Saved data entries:
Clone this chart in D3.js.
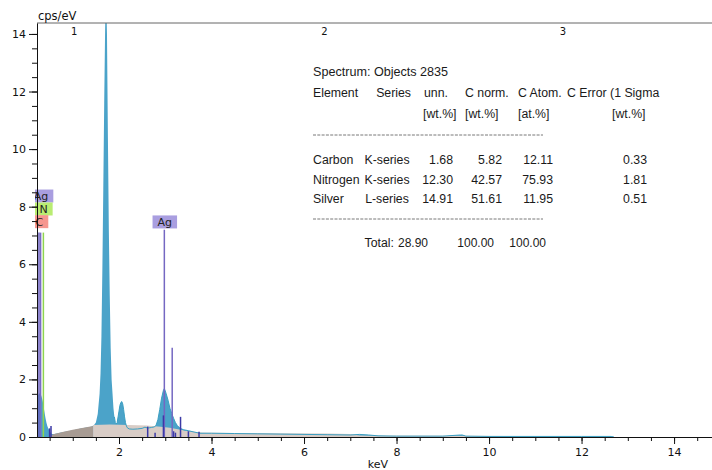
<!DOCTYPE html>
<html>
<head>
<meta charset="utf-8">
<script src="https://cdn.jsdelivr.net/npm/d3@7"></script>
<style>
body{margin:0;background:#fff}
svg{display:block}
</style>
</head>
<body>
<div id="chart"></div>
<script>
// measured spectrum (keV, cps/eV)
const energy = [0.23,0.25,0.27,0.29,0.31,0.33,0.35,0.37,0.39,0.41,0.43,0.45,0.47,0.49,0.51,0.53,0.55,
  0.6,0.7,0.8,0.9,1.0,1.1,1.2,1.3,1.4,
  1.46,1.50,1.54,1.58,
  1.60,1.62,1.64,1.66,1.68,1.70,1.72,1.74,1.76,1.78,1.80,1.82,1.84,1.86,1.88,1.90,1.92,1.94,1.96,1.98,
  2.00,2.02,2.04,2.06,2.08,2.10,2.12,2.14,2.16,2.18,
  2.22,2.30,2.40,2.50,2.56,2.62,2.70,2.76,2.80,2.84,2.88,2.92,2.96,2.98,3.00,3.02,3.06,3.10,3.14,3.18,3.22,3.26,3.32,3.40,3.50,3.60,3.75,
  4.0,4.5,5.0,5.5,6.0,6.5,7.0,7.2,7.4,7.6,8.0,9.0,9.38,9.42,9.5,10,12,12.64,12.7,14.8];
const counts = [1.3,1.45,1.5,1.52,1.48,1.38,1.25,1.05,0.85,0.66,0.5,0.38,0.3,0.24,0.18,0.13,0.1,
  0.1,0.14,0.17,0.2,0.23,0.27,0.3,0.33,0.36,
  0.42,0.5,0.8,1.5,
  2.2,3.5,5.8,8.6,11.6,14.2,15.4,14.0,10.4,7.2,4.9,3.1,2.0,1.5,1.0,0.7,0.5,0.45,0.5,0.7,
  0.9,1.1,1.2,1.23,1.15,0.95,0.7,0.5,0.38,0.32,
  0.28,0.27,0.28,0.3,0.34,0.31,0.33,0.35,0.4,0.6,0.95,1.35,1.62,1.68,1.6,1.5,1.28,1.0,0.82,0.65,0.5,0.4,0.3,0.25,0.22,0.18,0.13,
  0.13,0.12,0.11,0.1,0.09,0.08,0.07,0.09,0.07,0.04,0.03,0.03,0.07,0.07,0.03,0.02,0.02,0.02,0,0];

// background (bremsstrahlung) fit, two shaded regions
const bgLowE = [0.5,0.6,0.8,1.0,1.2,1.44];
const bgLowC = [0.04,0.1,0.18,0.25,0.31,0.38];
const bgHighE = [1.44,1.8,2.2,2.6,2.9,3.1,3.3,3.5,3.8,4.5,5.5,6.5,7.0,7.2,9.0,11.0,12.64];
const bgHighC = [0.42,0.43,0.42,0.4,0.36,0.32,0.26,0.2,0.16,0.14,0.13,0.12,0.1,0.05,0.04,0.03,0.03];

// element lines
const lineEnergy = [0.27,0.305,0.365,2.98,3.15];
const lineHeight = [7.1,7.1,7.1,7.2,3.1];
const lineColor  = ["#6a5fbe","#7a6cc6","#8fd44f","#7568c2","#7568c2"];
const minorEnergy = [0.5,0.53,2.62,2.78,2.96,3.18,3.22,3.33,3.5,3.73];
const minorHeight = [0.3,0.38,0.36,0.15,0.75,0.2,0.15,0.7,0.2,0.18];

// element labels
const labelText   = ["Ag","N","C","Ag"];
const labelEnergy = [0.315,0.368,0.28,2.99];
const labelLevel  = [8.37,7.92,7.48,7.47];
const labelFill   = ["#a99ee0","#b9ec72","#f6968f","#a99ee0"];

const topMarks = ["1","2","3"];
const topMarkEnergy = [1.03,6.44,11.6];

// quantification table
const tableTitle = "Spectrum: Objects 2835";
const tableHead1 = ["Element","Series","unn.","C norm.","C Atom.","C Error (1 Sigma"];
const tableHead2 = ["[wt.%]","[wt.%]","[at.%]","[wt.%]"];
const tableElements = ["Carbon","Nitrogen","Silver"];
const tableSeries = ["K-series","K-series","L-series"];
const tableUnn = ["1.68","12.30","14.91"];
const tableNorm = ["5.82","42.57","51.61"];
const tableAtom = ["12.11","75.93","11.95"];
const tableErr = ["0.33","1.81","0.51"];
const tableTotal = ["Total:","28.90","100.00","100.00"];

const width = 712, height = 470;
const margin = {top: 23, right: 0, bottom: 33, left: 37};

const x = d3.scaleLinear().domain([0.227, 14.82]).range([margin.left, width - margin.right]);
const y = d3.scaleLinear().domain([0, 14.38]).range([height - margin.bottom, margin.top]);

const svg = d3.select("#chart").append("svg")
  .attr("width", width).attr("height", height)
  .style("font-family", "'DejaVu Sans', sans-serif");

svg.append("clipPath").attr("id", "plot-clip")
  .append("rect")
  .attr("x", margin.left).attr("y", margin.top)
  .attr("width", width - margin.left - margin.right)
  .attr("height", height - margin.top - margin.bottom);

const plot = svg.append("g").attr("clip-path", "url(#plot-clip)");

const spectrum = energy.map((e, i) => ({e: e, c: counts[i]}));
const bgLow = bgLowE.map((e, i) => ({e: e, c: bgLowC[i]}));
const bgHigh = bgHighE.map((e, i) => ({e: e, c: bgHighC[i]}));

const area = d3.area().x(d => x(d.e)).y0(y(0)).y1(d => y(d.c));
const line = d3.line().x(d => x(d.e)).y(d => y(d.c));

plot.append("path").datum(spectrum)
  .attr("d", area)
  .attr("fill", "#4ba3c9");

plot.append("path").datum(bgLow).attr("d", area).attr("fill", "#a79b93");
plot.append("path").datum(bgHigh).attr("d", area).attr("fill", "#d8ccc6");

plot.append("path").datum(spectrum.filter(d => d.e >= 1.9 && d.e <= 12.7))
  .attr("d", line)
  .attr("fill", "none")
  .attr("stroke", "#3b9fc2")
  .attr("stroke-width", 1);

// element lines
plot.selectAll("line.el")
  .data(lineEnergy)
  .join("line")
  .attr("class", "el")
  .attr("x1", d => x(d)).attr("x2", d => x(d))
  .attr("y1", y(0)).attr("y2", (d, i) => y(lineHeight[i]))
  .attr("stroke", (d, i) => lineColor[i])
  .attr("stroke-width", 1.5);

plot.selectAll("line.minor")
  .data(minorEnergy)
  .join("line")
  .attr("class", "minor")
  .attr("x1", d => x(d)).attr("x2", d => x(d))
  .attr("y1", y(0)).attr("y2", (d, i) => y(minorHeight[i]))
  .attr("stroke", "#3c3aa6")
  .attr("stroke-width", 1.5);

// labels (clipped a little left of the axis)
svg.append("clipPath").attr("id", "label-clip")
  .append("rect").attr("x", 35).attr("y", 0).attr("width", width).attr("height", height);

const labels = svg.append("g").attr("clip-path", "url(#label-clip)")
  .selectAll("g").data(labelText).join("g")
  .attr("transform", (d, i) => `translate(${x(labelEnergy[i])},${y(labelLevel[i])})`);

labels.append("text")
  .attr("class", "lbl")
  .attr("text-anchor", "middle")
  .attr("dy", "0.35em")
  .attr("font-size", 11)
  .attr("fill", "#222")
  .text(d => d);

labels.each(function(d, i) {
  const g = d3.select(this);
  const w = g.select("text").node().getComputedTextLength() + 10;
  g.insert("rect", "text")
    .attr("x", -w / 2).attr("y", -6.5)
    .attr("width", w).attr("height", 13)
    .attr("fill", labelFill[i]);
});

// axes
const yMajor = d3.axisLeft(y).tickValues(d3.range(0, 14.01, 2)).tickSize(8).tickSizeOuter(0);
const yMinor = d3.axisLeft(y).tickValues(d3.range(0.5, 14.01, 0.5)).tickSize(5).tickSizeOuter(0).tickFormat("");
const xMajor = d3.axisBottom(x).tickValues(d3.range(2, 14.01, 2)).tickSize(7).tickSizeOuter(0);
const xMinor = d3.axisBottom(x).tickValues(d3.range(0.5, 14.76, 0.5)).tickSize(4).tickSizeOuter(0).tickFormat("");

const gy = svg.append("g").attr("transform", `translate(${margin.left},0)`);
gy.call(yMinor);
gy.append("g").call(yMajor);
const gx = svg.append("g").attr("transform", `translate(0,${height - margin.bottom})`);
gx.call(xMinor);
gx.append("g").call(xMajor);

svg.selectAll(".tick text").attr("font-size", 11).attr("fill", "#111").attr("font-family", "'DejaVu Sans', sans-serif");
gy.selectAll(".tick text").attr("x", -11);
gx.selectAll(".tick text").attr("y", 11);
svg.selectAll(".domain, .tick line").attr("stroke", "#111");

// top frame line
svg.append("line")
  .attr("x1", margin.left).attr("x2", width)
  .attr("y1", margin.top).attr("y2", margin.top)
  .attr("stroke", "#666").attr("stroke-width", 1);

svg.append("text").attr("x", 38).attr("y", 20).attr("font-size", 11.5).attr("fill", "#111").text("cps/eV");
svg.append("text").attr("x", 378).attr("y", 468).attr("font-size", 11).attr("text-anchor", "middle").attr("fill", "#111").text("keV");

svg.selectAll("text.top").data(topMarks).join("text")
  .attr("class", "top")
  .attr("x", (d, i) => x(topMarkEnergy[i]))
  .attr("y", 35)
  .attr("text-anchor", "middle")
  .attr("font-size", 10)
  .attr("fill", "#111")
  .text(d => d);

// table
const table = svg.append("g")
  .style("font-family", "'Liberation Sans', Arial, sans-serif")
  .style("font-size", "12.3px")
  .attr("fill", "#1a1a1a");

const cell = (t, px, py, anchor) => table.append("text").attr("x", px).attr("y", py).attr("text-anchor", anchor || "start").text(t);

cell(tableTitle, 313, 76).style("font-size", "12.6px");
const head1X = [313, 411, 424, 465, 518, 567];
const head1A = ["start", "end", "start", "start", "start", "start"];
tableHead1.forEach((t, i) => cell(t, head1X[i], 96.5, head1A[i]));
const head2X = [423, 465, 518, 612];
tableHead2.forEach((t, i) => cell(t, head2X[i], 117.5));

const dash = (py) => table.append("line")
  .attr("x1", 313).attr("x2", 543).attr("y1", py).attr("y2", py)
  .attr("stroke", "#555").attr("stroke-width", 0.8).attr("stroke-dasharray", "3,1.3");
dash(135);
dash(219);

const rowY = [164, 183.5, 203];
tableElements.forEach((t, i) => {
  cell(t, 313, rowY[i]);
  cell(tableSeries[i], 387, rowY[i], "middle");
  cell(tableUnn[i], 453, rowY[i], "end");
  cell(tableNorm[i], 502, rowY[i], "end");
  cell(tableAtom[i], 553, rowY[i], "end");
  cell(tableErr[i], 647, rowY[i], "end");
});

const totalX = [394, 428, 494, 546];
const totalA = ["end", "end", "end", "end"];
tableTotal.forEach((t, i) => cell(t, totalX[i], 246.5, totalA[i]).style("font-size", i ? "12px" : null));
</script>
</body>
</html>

---

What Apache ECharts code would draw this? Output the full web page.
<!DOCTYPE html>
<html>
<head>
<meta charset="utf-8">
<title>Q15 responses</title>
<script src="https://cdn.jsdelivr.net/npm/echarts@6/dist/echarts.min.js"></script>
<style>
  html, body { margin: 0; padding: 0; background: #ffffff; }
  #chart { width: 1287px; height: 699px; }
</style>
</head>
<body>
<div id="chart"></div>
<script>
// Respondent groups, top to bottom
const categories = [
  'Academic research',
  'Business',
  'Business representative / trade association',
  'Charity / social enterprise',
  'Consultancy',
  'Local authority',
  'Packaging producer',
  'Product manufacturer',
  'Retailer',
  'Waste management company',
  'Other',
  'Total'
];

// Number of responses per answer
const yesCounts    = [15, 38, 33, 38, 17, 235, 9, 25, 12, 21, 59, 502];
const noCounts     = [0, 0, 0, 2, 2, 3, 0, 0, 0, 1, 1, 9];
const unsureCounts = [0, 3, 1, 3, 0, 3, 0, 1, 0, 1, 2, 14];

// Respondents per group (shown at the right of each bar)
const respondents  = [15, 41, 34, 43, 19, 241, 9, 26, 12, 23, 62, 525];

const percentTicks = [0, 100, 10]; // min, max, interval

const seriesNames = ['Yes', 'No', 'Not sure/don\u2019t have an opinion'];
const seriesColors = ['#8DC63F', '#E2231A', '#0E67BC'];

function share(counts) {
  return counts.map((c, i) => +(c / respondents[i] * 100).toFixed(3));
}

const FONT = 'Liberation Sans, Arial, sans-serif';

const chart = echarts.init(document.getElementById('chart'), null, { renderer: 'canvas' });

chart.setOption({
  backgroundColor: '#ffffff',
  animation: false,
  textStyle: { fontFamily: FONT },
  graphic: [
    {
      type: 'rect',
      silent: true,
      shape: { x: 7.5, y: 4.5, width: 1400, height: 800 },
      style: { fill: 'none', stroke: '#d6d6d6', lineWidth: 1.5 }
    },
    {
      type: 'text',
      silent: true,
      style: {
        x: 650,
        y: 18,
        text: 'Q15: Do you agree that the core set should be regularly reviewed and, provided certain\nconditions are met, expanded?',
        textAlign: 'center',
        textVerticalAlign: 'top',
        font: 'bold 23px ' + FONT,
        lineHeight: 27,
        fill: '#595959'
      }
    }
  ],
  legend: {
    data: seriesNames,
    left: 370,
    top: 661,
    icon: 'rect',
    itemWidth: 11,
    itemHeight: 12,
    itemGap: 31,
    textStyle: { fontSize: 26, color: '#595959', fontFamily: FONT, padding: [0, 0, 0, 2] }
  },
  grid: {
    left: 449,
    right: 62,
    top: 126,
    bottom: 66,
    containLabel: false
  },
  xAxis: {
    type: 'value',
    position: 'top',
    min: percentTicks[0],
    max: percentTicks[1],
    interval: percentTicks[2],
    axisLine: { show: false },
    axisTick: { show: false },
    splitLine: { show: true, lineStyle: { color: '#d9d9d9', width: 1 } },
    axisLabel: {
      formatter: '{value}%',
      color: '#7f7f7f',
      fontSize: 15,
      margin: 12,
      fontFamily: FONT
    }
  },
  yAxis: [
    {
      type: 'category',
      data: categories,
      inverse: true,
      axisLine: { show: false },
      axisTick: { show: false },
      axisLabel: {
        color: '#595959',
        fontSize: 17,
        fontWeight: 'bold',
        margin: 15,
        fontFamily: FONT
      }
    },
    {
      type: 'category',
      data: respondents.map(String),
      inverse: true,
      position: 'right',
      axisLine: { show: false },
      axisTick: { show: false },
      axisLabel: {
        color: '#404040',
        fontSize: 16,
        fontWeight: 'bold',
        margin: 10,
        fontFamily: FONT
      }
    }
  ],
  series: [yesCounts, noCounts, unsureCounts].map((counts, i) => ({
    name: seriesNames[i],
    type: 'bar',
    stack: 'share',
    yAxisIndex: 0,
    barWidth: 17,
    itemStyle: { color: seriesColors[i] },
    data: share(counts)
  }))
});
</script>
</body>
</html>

==

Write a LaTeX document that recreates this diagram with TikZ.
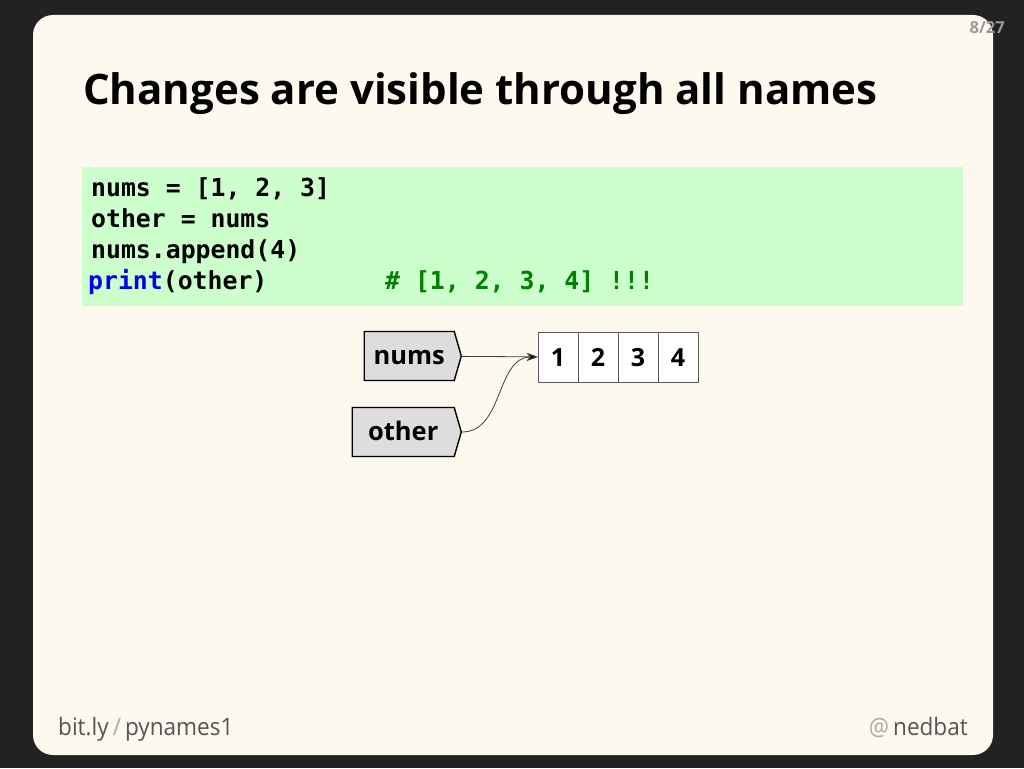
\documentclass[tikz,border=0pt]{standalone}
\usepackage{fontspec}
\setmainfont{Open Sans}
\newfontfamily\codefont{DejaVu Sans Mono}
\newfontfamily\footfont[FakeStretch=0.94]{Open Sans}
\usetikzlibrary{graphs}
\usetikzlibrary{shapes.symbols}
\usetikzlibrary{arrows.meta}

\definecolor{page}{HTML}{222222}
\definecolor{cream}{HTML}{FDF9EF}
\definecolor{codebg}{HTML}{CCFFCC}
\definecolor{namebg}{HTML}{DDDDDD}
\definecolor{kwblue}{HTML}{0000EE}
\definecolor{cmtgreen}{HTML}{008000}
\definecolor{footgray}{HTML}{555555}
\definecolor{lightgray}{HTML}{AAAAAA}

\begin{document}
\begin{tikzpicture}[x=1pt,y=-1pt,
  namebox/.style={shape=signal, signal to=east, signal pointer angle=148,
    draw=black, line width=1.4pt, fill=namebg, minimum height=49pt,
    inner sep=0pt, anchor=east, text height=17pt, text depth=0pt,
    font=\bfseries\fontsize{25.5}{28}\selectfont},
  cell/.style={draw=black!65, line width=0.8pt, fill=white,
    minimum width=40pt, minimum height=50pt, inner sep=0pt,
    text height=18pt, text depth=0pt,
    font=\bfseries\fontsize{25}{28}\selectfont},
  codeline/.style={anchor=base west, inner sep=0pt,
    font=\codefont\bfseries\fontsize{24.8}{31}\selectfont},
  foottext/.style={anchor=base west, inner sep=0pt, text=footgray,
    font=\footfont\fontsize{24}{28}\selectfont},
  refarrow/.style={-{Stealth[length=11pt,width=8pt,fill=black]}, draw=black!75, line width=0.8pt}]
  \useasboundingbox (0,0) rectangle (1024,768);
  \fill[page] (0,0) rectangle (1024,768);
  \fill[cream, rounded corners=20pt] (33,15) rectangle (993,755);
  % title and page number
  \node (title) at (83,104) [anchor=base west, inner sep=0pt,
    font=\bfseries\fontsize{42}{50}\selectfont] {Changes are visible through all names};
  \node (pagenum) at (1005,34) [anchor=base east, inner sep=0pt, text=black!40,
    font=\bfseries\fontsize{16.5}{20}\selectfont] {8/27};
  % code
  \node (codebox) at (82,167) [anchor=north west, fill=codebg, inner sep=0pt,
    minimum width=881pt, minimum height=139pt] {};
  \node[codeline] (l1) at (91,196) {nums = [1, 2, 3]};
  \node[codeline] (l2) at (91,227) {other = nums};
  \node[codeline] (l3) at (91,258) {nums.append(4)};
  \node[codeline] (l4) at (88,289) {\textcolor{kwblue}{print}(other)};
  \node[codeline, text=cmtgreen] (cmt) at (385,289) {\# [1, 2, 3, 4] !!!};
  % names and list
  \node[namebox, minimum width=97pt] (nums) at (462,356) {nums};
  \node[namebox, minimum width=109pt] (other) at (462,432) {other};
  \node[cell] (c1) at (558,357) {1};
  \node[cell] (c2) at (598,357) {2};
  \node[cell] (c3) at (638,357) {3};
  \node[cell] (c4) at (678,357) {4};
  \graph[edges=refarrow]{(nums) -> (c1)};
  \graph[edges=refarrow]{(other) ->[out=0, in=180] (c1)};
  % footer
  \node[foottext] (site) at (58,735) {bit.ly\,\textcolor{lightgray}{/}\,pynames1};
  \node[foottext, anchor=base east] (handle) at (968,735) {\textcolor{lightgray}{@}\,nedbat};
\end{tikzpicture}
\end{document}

**WORK TO BE COMPLETED**. Identify every line holding the word "draw" and copy it out.

**SOLVED EXERCISE**.
What Apache ECharts code would draw this? Output the full web page.
    draw=black, line width=1.4pt, fill=namebg, minimum height=49pt,
  cell/.style={draw=black!65, line width=0.8pt, fill=white,
  refarrow/.style={-{Stealth[length=11pt,width=8pt,fill=black]}, draw=black!75, line width=0.8pt}]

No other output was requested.